Major players across the UK food supply supply chain have joined forces to commit to more sustainable sourcing of soya by 2025.
UK industry leaders from 27 major businesses, including all the biggest UK grocery retailers, some meat producers, including Cranswick and Pilgrim’s UK, and prominent food service companies and brands, such as Danone, Nestle, Nando’s, KFC and McDonald’s, have signed the UK Soy Manifesto.
This commits the signatories, representing nearly 2 million tonnes of soy purchases each year and nearly 60% of the UK’s total consumption, to cutting deforestation and habitat destruction out of UK soy supply chains as soon as possible, and by 2025 at the latest.
In order to ensure rapid progress towards this goal, all signatories have agreed to:
- Set a robust deforestation- and conversion-free commitment, so no soy arriving in the UK is responsible for habitats being cleared for agriculture after January 2020.
- Ask direct suppliers to adopt the same commitment, and require that of their suppliers as well.
- Write Manifesto commitments into contracts and supporting suppliers to ensure targets are met.
- Publicly share details of their progress
- Support improved reporting, in order to check that soy coming into the UK is not responsible for deforestation or destruction of other ecosystems.
You can learn more about the UK Soy Manifesto, HERE
UK industry has already started to take action to protect forests and other natural ecosystems by improving transparency and information sharing throughout UK soy supply chains and driving increased use of certification to support sustainable soy production in South America. But there is a shared recognition of the need to take more ambitious action, faster and at scale.

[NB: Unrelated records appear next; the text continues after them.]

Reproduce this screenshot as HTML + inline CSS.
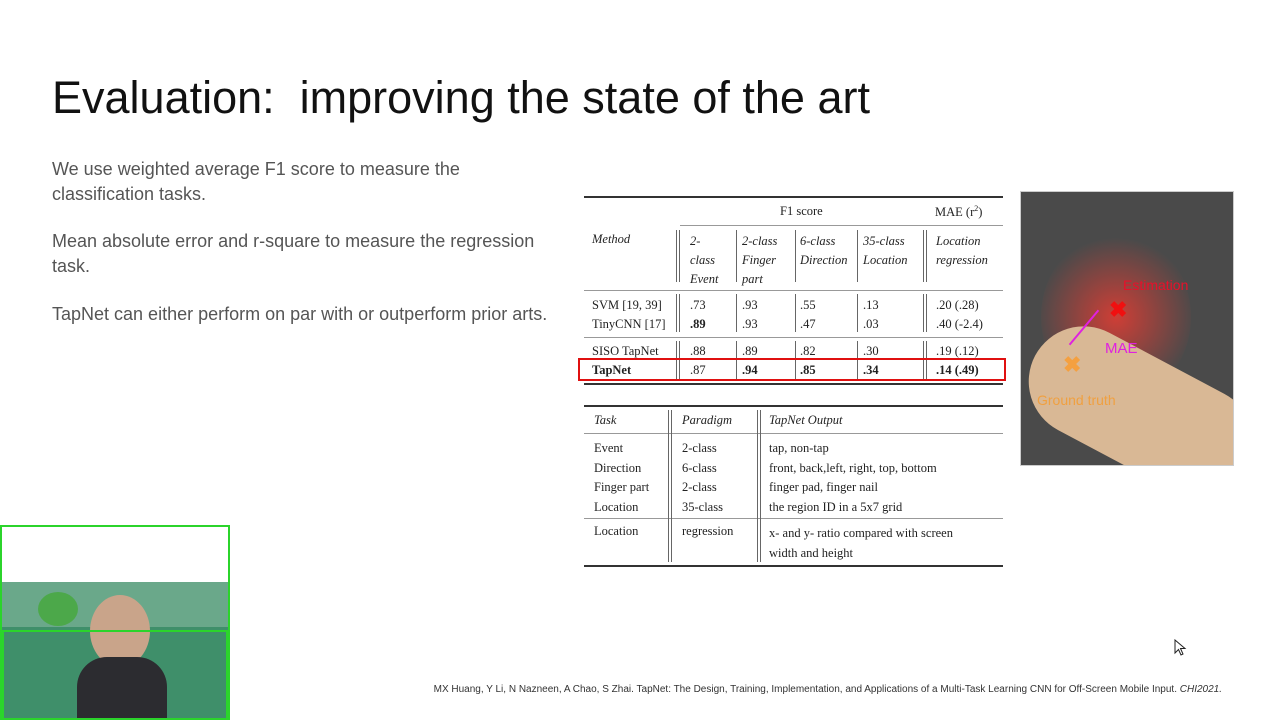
<!DOCTYPE html>
<html><head><meta charset="utf-8"><style>
body{margin:0;width:1280px;height:720px;background:#fff;position:relative;overflow:hidden;font-family:"Liberation Sans",sans-serif}
.a{position:absolute;white-space:nowrap}
.t{font-family:"Liberation Serif",serif;font-size:12.5px;color:#222}
.i{font-style:italic}
.b{font-weight:bold}
.hr{position:absolute;background:#333;height:1px}
.vr{position:absolute;width:1px;background:#666}
.p{color:#555;font-size:18px;line-height:25px}
</style></head><body>
<div class="a" style="left:52px;top:72px;font-size:45px;color:#111">Evaluation:&nbsp; improving the state of the art</div>
<div class="a p" style="left:52px;top:157px">We use weighted average F1 score to measure the<br>classification tasks.</div>
<div class="a p" style="left:52px;top:229px">Mean absolute error and r-square to measure the regression<br>task.</div>
<div class="a p" style="left:52px;top:302px">TapNet can either perform on par with or outperform prior arts.</div>

<div>
<div class="hr" style="left:584px;top:196px;width:419px;height:1.5px"></div>
<div class="a t" style="left:780px;top:204px">F1 score</div>
<div class="a t" style="left:935px;top:204px">MAE (r<sup style="font-size:8px">2</sup>)</div>
<div class="hr" style="left:680px;top:225px;width:323px;background:#999"></div>
<div class="a t i" style="left:592px;top:232px">Method</div>
<div class="a t i" style="left:690px;top:232px;line-height:19px">2-<br>class<br>Event</div>
<div class="a t i" style="left:742px;top:232px;line-height:19px">2-class<br>Finger<br>part</div>
<div class="a t i" style="left:800px;top:232px;line-height:19px">6-class<br>Direction</div>
<div class="a t i" style="left:863px;top:232px;line-height:19px">35-class<br>Location</div>
<div class="a t i" style="left:936px;top:232px;line-height:19px">Location<br>regression</div>
<div class="hr" style="left:584px;top:290px;width:419px;background:#999"></div>
<div class="a t" style="left:592px;top:296px;line-height:19px">SVM [19, 39]<br>TinyCNN [17]</div>
<div class="a t" style="left:690px;top:296px;line-height:19px">.73<br><b>.89</b></div>
<div class="a t" style="left:742px;top:296px;line-height:19px">.93<br>.93</div>
<div class="a t" style="left:800px;top:296px;line-height:19px">.55<br>.47</div>
<div class="a t" style="left:863px;top:296px;line-height:19px">.13<br>.03</div>
<div class="a t" style="left:936px;top:296px;line-height:19px">.20 (.28)<br>.40 (-2.4)</div>
<div class="hr" style="left:584px;top:337px;width:419px;background:#999"></div>
<div class="a t" style="left:592px;top:342px;line-height:19px">SISO TapNet<br><b>TapNet</b></div>
<div class="a t" style="left:690px;top:342px;line-height:19px">.88<br>.87</div>
<div class="a t" style="left:742px;top:342px;line-height:19px">.89<br><b>.94</b></div>
<div class="a t" style="left:800px;top:342px;line-height:19px">.82<br><b>.85</b></div>
<div class="a t" style="left:863px;top:342px;line-height:19px">.30<br><b>.34</b></div>
<div class="a t" style="left:936px;top:342px;line-height:19px">.19 (.12)<br><b>.14 (.49)</b></div>
<div class="hr" style="left:584px;top:383px;width:419px;height:1.5px"></div>
<div class="vr" style="left:676px;top:230px;height:52px"></div><div class="vr" style="left:679px;top:230px;height:52px"></div>
<div class="vr" style="left:736px;top:230px;height:52px"></div>
<div class="vr" style="left:795px;top:230px;height:52px"></div>
<div class="vr" style="left:857px;top:230px;height:52px"></div>
<div class="vr" style="left:923px;top:230px;height:52px"></div><div class="vr" style="left:926px;top:230px;height:52px"></div>
<div class="vr" style="left:676px;top:294px;height:38px"></div><div class="vr" style="left:679px;top:294px;height:38px"></div>
<div class="vr" style="left:736px;top:294px;height:38px"></div><div class="vr" style="left:795px;top:294px;height:38px"></div><div class="vr" style="left:857px;top:294px;height:38px"></div>
<div class="vr" style="left:923px;top:294px;height:38px"></div><div class="vr" style="left:926px;top:294px;height:38px"></div>
<div class="vr" style="left:676px;top:341px;height:38px"></div><div class="vr" style="left:679px;top:341px;height:38px"></div>
<div class="vr" style="left:736px;top:341px;height:38px"></div><div class="vr" style="left:795px;top:341px;height:38px"></div><div class="vr" style="left:857px;top:341px;height:38px"></div>
<div class="vr" style="left:923px;top:341px;height:38px"></div><div class="vr" style="left:926px;top:341px;height:38px"></div>
<div class="a" style="left:578px;top:358px;width:424px;height:19px;border:2px solid #e01010"></div>
</div>

<div>
<div class="hr" style="left:584px;top:405px;width:419px;height:1.5px"></div>
<div class="a t i" style="left:594px;top:413px">Task</div>
<div class="a t i" style="left:682px;top:413px">Paradigm</div>
<div class="a t i" style="left:769px;top:413px">TapNet Output</div>
<div class="hr" style="left:584px;top:433px;width:419px;background:#999"></div>
<div class="a t" style="left:594px;top:439px;line-height:19.5px">Event<br>Direction<br>Finger part<br>Location</div>
<div class="a t" style="left:682px;top:439px;line-height:19.5px">2-class<br>6-class<br>2-class<br>35-class</div>
<div class="a t" style="left:769px;top:439px;line-height:19.5px">tap, non-tap<br>front, back,left, right, top, bottom<br>finger pad, finger nail<br>the region ID in a 5x7 grid</div>
<div class="hr" style="left:584px;top:518px;width:419px;background:#999"></div>
<div class="a t" style="left:594px;top:524px">Location</div>
<div class="a t" style="left:682px;top:524px">regression</div>
<div class="a t" style="left:769px;top:524px;line-height:19.5px">x- and y- ratio compared with screen<br>width and height</div>
<div class="hr" style="left:584px;top:565px;width:419px;height:1.5px"></div>
<div class="vr" style="left:668px;top:410px;height:152px"></div><div class="vr" style="left:671px;top:410px;height:152px"></div>
<div class="vr" style="left:757px;top:410px;height:152px"></div><div class="vr" style="left:760px;top:410px;height:152px"></div>
</div>

<div class="a" style="left:1021px;top:192px;width:212px;height:273px;overflow:hidden;background:#4a4a4a;outline:1px solid #ccc">
<div class="a" style="left:20px;top:40px;width:150px;height:170px;border-radius:50%;background:radial-gradient(circle,rgba(230,60,50,.85),rgba(200,60,50,0) 70%)"></div>
<div class="a" style="left:40px;top:115px;width:240px;height:110px;border-radius:55px;background:#d9b895;transform:rotate(28deg);transform-origin:0 0"></div>
<div class="a" style="left:102px;top:85px;color:#e8102a;font-size:14px">Estimation</div>
<div class="a" style="left:88px;top:105px;color:#f01010;font-size:22px;font-weight:bold">✖</div>
<div class="a" style="left:84px;top:148px;color:#e020e0;font-size:15px">MAE</div>
<div class="a" style="left:62px;top:113px;width:2px;height:45px;background:#e020e0;transform:rotate(40deg)"></div>
<div class="a" style="left:42px;top:160px;color:#f4a040;font-size:22px;font-weight:bold">✖</div>
<div class="a" style="left:16px;top:200px;color:#f0a040;font-size:14px">Ground truth</div>
</div>

<div class="a" style="left:0;top:525px;width:226px;height:191px;border:2px solid #2bd42b;background:#fff;overflow:hidden">
<div class="a" style="left:0;top:55px;width:226px;height:140px;background:#6aa88a"></div>
<div class="a" style="left:0;top:100px;width:226px;height:95px;background:#3f8f6a"></div>
<div class="a" style="left:88px;top:68px;width:60px;height:72px;border-radius:50%;background:#c9a48a"></div>
<div class="a" style="left:75px;top:130px;width:90px;height:70px;border-radius:30px 30px 0 0;background:#2c2c30"></div>
<div class="a" style="left:36px;top:65px;width:40px;height:34px;border-radius:50%;background:#4ca84a"></div>
</div>
<div class="a" style="left:2px;top:630px;width:222px;height:86px;border:2px solid #2bd42b"></div>

<div class="a" style="right:58px;top:684px;font-size:10px;color:#333">MX Huang, Y Li, N Nazneen, A Chao, S Zhai. TapNet: The Design, Training, Implementation, and Applications of a Multi-Task Learning CNN for Off-Screen Mobile Input. <i>CHI2021.</i></div>
<svg class="a" style="left:1174px;top:639px" width="14" height="18"><path d="M1 1 L1 14 L4.5 10.5 L7 16 L9 15 L6.5 9.5 L11 9.5 Z" fill="#fff" stroke="#222" stroke-width="1"/></svg>
</body></html>
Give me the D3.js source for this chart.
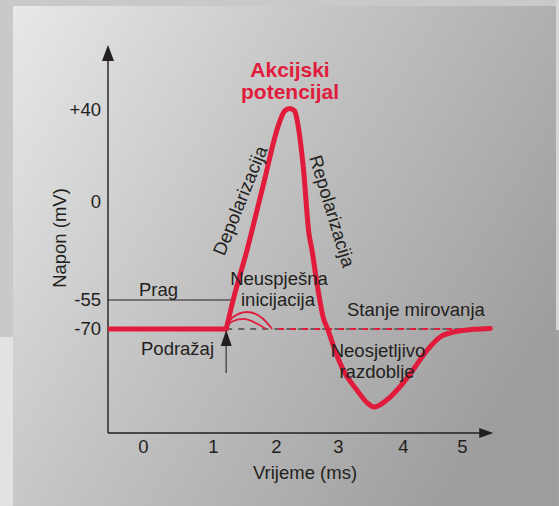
<!DOCTYPE html>
<html>
<head>
<meta charset="utf-8">
<script src="https://cdn.jsdelivr.net/npm/d3@7"></script>
<style>
  body { margin: 0; background: #c9c9c9; }
  svg { display: block; }
  text { font-family: "Liberation Sans", Arial, sans-serif; fill: #231f20; }
</style>
</head>
<body>
<svg id="chart" width="559" height="506"></svg>
<script>
// ---- data (time in ms, voltage in mV) ----
var xTicks = [0, 1, 2, 3, 4, 5];
var yTicks = [40, 0, -55, -70];
var yTickLabels = ["+40", "0", "-55", "-70"];

var restT = [-0.5, 1.21];
var restV = [-70, -70];

var spikeT = [1.21, 1.32, 1.54, 1.79, 2.06, 2.14, 2.22, 2.30, 2.34, 2.44, 2.53, 2.58, 2.66, 2.76, 2.84,
              2.95, 3.08, 3.29, 3.45, 3.55, 3.75, 4.00, 4.17, 4.41, 4.63, 4.85, 5.19, 5.48];
var spikeV = [-70, -55, -27, 6.5, 35, 39.6, 40.9, 39.6, 35.7, 15.2, -17.4, -26.9, -45.5, -63.8, -70.3,
              -76.1, -81.8, -87.6, -91.3, -92.5, -90.5, -85.6, -81.8, -76.1, -72.3, -70.9, -70.1, -69.7];

var failOuterT = [1.21, 1.30, 1.54, 1.78, 1.94];
var failOuterV = [-70, -64.3, -61.2, -64.3, -70];
var failInnerT = [1.21, 1.29, 1.48, 1.71, 1.84];
var failInnerV = [-70, -66.4, -64.8, -67.4, -70];

var restingV = -70;
var thresholdV = -55;
var stimulusT = 1.21;
var axisT = [-0.5, 5.53];
var axisV = [-100, 80];

// ---- drawing ----
var svg = d3.select("svg#chart");
var red = "#e11b3c";
var ink = "#231f20";
var fs = 18.5;

// the diagram is not drawn to scale, so both scales are piecewise
var x = d3.scaleLinear().domain(xTicks).range([143, 213, 276, 338, 403, 462]);
var y = d3.scaleLinear().domain([-100, -70, -55, 0, 40, 80]).range([433, 329, 300, 202, 110, 45]);

var defs = svg.append("defs");
var grad = defs.append("linearGradient")
  .attr("id", "bg")
  .attr("gradientUnits", "userSpaceOnUse")
  .attr("x1", 13).attr("y1", 6).attr("x2", 556).attr("y2", 330);
grad.append("stop").attr("offset", 0).attr("stop-color", "#e7e8e8");
grad.append("stop").attr("offset", 0.45).attr("stop-color", "#c4c4c4");
grad.append("stop").attr("offset", 1).attr("stop-color", "#9d9d9d");

// page edges
svg.append("rect").attr("x", 0).attr("y", 337).attr("width", 13).attr("height", 169).attr("fill", "#e2e2e2");
svg.append("rect").attr("x", 556).attr("y", 0).attr("width", 3).attr("height", 330).attr("fill", "#d6d6d6");
svg.append("rect").attr("x", 556).attr("y", 330).attr("width", 3).attr("height", 176).attr("fill", "#a0a0a0");
svg.append("rect").attr("x", 13).attr("y", 6).attr("width", 543).attr("height", 500).attr("fill", "url(#bg)");

// axes lines with arrows
var x0 = x(axisT[0]), x1 = x(axisT[1]);
var yb = y(axisV[0]), yt = y(axisV[1]);
svg.append("line").attr("x1", x0).attr("y1", yb).attr("x2", x0).attr("y2", yt + 10)
  .attr("stroke", ink).attr("stroke-width", 1.4);
svg.append("line").attr("x1", x0).attr("y1", yb).attr("x2", x1 - 10).attr("y2", yb)
  .attr("stroke", ink).attr("stroke-width", 1.4);
svg.append("path").attr("d", "M" + x0 + "," + yt + "L" + (x0 - 6) + "," + (yt + 16) + "L" + (x0 + 6) + "," + (yt + 16) + "Z")
  .attr("fill", ink);
svg.append("path").attr("d", "M" + x1 + "," + yb + "L" + (x1 - 14) + "," + (yb - 5) + "L" + (x1 - 14) + "," + (yb + 5) + "Z")
  .attr("fill", ink);

// tick labels via axes
var xAxis = svg.append("g").attr("transform", "translate(0," + yb + ")")
  .call(d3.axisBottom(x).tickValues(xTicks).tickSize(0).tickPadding(7).tickFormat(d3.format("d")));
var yAxis = svg.append("g").attr("transform", "translate(" + (x0 - 6) + ",0)")
  .call(d3.axisLeft(y).tickValues(yTicks).tickSize(0).tickPadding(1)
    .tickFormat(function(d, i) { return yTickLabels[i]; }));
[xAxis, yAxis].forEach(function(g) {
  g.select(".domain").remove();
  g.selectAll("text").attr("font-size", fs).attr("font-family", null).style("fill", ink);
});

svg.append("text").attr("x", 305).attr("y", 479).attr("text-anchor", "middle")
  .attr("font-size", fs).text("Vrijeme (ms)");
svg.append("text").attr("transform", "translate(66,238) rotate(-90)").attr("text-anchor", "middle")
  .attr("font-size", fs).text("Napon (mV)");

// threshold
svg.append("line").attr("x1", x0).attr("x2", x(1.32)).attr("y1", y(thresholdV)).attr("y2", y(thresholdV))
  .attr("stroke", ink).attr("stroke-width", 1.2);
svg.append("text").attr("x", 139).attr("y", 296).attr("font-size", fs).text("Prag");

// resting dashed line
svg.append("line").attr("x1", x(stimulusT)).attr("x2", x(5.48)).attr("y1", y(restingV)).attr("y2", y(restingV))
  .attr("stroke", "#666").attr("stroke-width", 2).attr("stroke-dasharray", "6,6");
svg.append("line").attr("x1", x(1.94)).attr("x2", x(5.48)).attr("y1", y(restingV)).attr("y2", y(restingV))
  .attr("stroke", red).attr("stroke-width", 2).attr("stroke-dasharray", "6,6").attr("stroke-dashoffset", 6);

var line = d3.line()
  .x(function(d) { return x(d[0]); })
  .y(function(d) { return y(d[1]); });
var smooth = d3.line()
  .x(function(d) { return x(d[0]); })
  .y(function(d) { return y(d[1]); })
  .curve(d3.curveMonotoneX);

// failed initiations
[[failOuterT, failOuterV], [failInnerT, failInnerV]].forEach(function(s) {
  svg.append("path").datum(d3.zip(s[0], s[1])).attr("d", smooth)
    .attr("fill", "none").attr("stroke", red).attr("stroke-width", 1.8);
});

// action potential
svg.append("path").datum(d3.zip(restT, restV)).attr("d", line)
  .attr("fill", "none").attr("stroke", red).attr("stroke-width", 5);
svg.append("path").datum(d3.zip(spikeT, spikeV)).attr("d", smooth)
  .attr("fill", "none").attr("stroke", red).attr("stroke-width", 5)
  .attr("stroke-linecap", "round").attr("stroke-linejoin", "round");

// stimulus arrow
var sx = x(stimulusT), sy = y(restingV);
svg.append("line").attr("x1", sx).attr("x2", sx).attr("y1", sy + 12).attr("y2", sy + 44)
  .attr("stroke", "#555").attr("stroke-width", 1.6);
svg.append("path").attr("d", "M" + sx + "," + (sy + 1) + "L" + (sx - 5.5) + "," + (sy + 17) + "L" + (sx + 5.5) + "," + (sy + 17) + "Z")
  .attr("fill", ink);
svg.append("text").attr("x", 141).attr("y", 355).attr("font-size", fs).text("Podražaj");

// annotations
svg.append("text").attr("x", 279).attr("y", 285).attr("text-anchor", "middle").attr("font-size", fs).text("Neuspješna");
svg.append("text").attr("x", 278).attr("y", 306).attr("text-anchor", "middle").attr("font-size", fs).text("inicijacija");
svg.append("text").attr("x", 347).attr("y", 316).attr("font-size", fs).text("Stanje mirovanja");
svg.append("text").attr("x", 378).attr("y", 357).attr("text-anchor", "middle").attr("font-size", fs).text("Neosjetljivo");
svg.append("text").attr("x", 377).attr("y", 378).attr("text-anchor", "middle").attr("font-size", fs).text("razdoblje");
svg.append("text").attr("transform", "translate(246,203) rotate(-68)").attr("text-anchor", "middle")
  .attr("font-size", fs).text("Depolarizacija");
svg.append("text").attr("transform", "translate(326,213) rotate(73)").attr("text-anchor", "middle")
  .attr("font-size", fs).text("Repolarizacija");

// title
svg.append("text").attr("x", 290).attr("y", 77).attr("text-anchor", "middle")
  .attr("font-size", 21).attr("font-weight", "bold").style("fill", red).text("Akcijski");
svg.append("text").attr("x", 290).attr("y", 99).attr("text-anchor", "middle")
  .attr("font-size", 21).attr("font-weight", "bold").style("fill", red).text("potencijal");
</script>
</body>
</html>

“Mainstream transformation cannot be achieved by companies working on their individual supply chains alone. Businesses across supply chains, as well as soy producers, must take responsibility and act together,” the industry leaders said in a joint statement.
“Global markets need to provide financial incentives and technical support to boost sustainable production. Governments in producer and consumer countries and regions also have an important role to play.”